● **Task instructions**
Omit the images, then output each of the records below exactly.

(Source data)

--- Start ---

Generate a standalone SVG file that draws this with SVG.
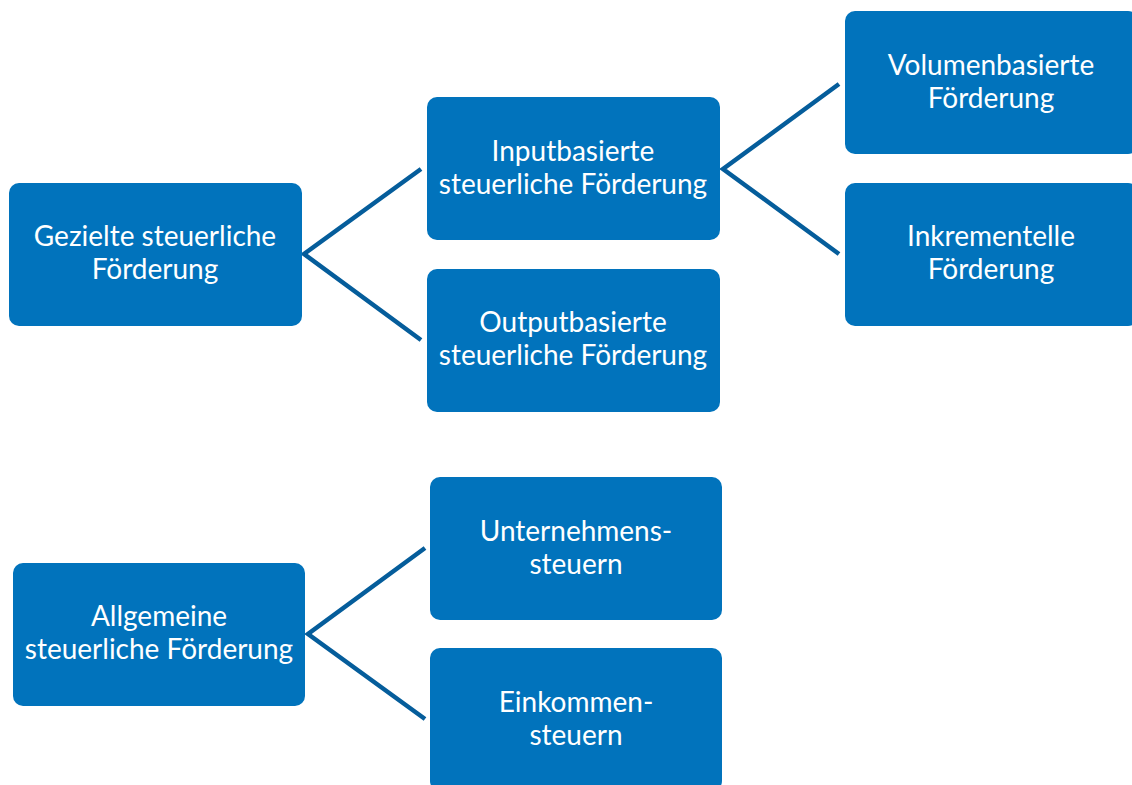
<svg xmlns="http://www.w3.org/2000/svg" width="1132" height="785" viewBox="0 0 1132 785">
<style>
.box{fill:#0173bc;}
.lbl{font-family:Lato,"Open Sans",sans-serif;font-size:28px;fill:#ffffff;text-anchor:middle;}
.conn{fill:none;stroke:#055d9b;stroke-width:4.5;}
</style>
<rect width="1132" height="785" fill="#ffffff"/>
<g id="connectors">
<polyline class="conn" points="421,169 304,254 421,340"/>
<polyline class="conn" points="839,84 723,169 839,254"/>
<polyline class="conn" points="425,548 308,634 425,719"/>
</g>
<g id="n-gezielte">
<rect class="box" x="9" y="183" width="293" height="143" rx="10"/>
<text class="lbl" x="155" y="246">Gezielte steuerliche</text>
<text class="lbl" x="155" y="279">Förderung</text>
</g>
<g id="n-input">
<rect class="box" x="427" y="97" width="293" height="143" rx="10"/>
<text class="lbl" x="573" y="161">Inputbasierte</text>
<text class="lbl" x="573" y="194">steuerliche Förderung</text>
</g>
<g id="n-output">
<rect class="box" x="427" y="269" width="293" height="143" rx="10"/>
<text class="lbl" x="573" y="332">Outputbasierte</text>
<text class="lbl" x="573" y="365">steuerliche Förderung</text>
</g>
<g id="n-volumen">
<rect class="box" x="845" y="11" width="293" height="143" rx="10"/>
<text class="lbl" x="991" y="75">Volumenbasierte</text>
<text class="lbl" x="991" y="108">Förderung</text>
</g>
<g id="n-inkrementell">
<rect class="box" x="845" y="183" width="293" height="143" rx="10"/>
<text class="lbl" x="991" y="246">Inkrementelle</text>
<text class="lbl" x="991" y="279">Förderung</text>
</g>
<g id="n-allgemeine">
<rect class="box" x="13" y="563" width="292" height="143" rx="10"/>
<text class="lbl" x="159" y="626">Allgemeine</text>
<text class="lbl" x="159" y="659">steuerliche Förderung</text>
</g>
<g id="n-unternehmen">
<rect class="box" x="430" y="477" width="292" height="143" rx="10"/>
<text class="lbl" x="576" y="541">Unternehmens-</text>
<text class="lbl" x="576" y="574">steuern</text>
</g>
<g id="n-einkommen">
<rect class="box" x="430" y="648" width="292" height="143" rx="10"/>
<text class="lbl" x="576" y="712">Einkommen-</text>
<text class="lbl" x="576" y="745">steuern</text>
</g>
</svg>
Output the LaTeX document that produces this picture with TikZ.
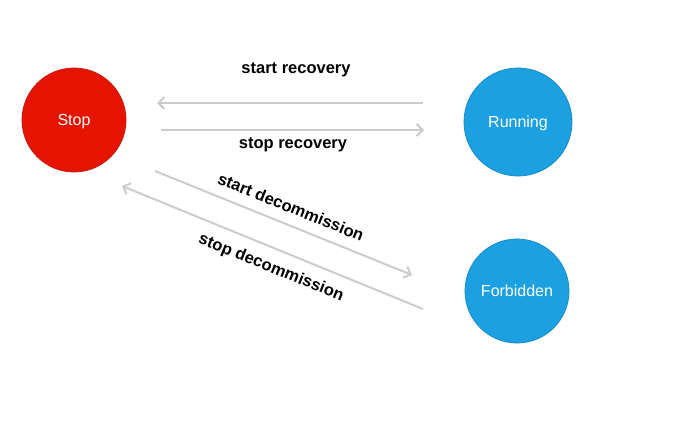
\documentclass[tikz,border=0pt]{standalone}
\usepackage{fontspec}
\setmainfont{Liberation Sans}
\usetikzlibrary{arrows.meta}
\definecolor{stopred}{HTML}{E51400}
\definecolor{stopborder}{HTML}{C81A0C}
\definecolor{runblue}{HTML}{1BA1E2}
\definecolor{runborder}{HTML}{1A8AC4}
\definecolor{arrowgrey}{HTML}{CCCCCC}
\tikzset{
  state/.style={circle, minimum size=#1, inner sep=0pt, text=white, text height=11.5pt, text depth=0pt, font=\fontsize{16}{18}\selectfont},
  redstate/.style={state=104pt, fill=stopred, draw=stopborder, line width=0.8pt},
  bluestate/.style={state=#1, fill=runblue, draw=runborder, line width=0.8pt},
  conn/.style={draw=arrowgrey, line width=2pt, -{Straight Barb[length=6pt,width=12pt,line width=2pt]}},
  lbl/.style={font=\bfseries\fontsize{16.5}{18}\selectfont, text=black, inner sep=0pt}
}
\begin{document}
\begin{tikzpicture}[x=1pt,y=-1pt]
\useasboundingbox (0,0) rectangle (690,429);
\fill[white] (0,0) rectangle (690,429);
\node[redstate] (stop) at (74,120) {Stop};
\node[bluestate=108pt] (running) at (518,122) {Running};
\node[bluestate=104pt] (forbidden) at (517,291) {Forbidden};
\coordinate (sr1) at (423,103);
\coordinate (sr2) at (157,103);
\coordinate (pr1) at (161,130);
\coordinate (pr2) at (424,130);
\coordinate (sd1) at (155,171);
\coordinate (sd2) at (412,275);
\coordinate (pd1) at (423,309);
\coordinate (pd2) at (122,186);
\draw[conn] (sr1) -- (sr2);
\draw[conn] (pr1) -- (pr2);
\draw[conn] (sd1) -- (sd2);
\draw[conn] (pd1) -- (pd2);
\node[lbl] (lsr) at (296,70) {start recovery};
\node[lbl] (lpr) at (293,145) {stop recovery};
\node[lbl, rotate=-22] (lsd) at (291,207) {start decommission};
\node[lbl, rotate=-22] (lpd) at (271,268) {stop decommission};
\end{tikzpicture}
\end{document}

--- End ---

● **Task output**
Generate a standalone SVG file that draws this with SVG.
<svg xmlns="http://www.w3.org/2000/svg" width="1132" height="785" viewBox="0 0 1132 785">
<style>
.box{fill:#0173bc;}
.lbl{font-family:Lato,"Open Sans",sans-serif;font-size:28px;fill:#ffffff;text-anchor:middle;}
.conn{fill:none;stroke:#055d9b;stroke-width:4.5;}
</style>
<rect width="1132" height="785" fill="#ffffff"/>
<g id="connectors">
<polyline class="conn" points="421,169 304,254 421,340"/>
<polyline class="conn" points="839,84 723,169 839,254"/>
<polyline class="conn" points="425,548 308,634 425,719"/>
</g>
<g id="n-gezielte">
<rect class="box" x="9" y="183" width="293" height="143" rx="10"/>
<text class="lbl" x="155" y="246">Gezielte steuerliche</text>
<text class="lbl" x="155" y="279">Förderung</text>
</g>
<g id="n-input">
<rect class="box" x="427" y="97" width="293" height="143" rx="10"/>
<text class="lbl" x="573" y="161">Inputbasierte</text>
<text class="lbl" x="573" y="194">steuerliche Förderung</text>
</g>
<g id="n-output">
<rect class="box" x="427" y="269" width="293" height="143" rx="10"/>
<text class="lbl" x="573" y="332">Outputbasierte</text>
<text class="lbl" x="573" y="365">steuerliche Förderung</text>
</g>
<g id="n-volumen">
<rect class="box" x="845" y="11" width="293" height="143" rx="10"/>
<text class="lbl" x="991" y="75">Volumenbasierte</text>
<text class="lbl" x="991" y="108">Förderung</text>
</g>
<g id="n-inkrementell">
<rect class="box" x="845" y="183" width="293" height="143" rx="10"/>
<text class="lbl" x="991" y="246">Inkrementelle</text>
<text class="lbl" x="991" y="279">Förderung</text>
</g>
<g id="n-allgemeine">
<rect class="box" x="13" y="563" width="292" height="143" rx="10"/>
<text class="lbl" x="159" y="626">Allgemeine</text>
<text class="lbl" x="159" y="659">steuerliche Förderung</text>
</g>
<g id="n-unternehmen">
<rect class="box" x="430" y="477" width="292" height="143" rx="10"/>
<text class="lbl" x="576" y="541">Unternehmens-</text>
<text class="lbl" x="576" y="574">steuern</text>
</g>
<g id="n-einkommen">
<rect class="box" x="430" y="648" width="292" height="143" rx="10"/>
<text class="lbl" x="576" y="712">Einkommen-</text>
<text class="lbl" x="576" y="745">steuern</text>
</g>
</svg>
Output the LaTeX document that produces this picture with TikZ.
\documentclass[tikz,border=0pt]{standalone}
\usepackage{fontspec}
\setmainfont{Liberation Sans}
\usetikzlibrary{arrows.meta}
\definecolor{stopred}{HTML}{E51400}
\definecolor{stopborder}{HTML}{C81A0C}
\definecolor{runblue}{HTML}{1BA1E2}
\definecolor{runborder}{HTML}{1A8AC4}
\definecolor{arrowgrey}{HTML}{CCCCCC}
\tikzset{
  state/.style={circle, minimum size=#1, inner sep=0pt, text=white, text height=11.5pt, text depth=0pt, font=\fontsize{16}{18}\selectfont},
  redstate/.style={state=104pt, fill=stopred, draw=stopborder, line width=0.8pt},
  bluestate/.style={state=#1, fill=runblue, draw=runborder, line width=0.8pt},
  conn/.style={draw=arrowgrey, line width=2pt, -{Straight Barb[length=6pt,width=12pt,line width=2pt]}},
  lbl/.style={font=\bfseries\fontsize{16.5}{18}\selectfont, text=black, inner sep=0pt}
}
\begin{document}
\begin{tikzpicture}[x=1pt,y=-1pt]
\useasboundingbox (0,0) rectangle (690,429);
\fill[white] (0,0) rectangle (690,429);
\node[redstate] (stop) at (74,120) {Stop};
\node[bluestate=108pt] (running) at (518,122) {Running};
\node[bluestate=104pt] (forbidden) at (517,291) {Forbidden};
\coordinate (sr1) at (423,103);
\coordinate (sr2) at (157,103);
\coordinate (pr1) at (161,130);
\coordinate (pr2) at (424,130);
\coordinate (sd1) at (155,171);
\coordinate (sd2) at (412,275);
\coordinate (pd1) at (423,309);
\coordinate (pd2) at (122,186);
\draw[conn] (sr1) -- (sr2);
\draw[conn] (pr1) -- (pr2);
\draw[conn] (sd1) -- (sd2);
\draw[conn] (pd1) -- (pd2);
\node[lbl] (lsr) at (296,70) {start recovery};
\node[lbl] (lpr) at (293,145) {stop recovery};
\node[lbl, rotate=-22] (lsd) at (291,207) {start decommission};
\node[lbl, rotate=-22] (lpd) at (271,268) {stop decommission};
\end{tikzpicture}
\end{document}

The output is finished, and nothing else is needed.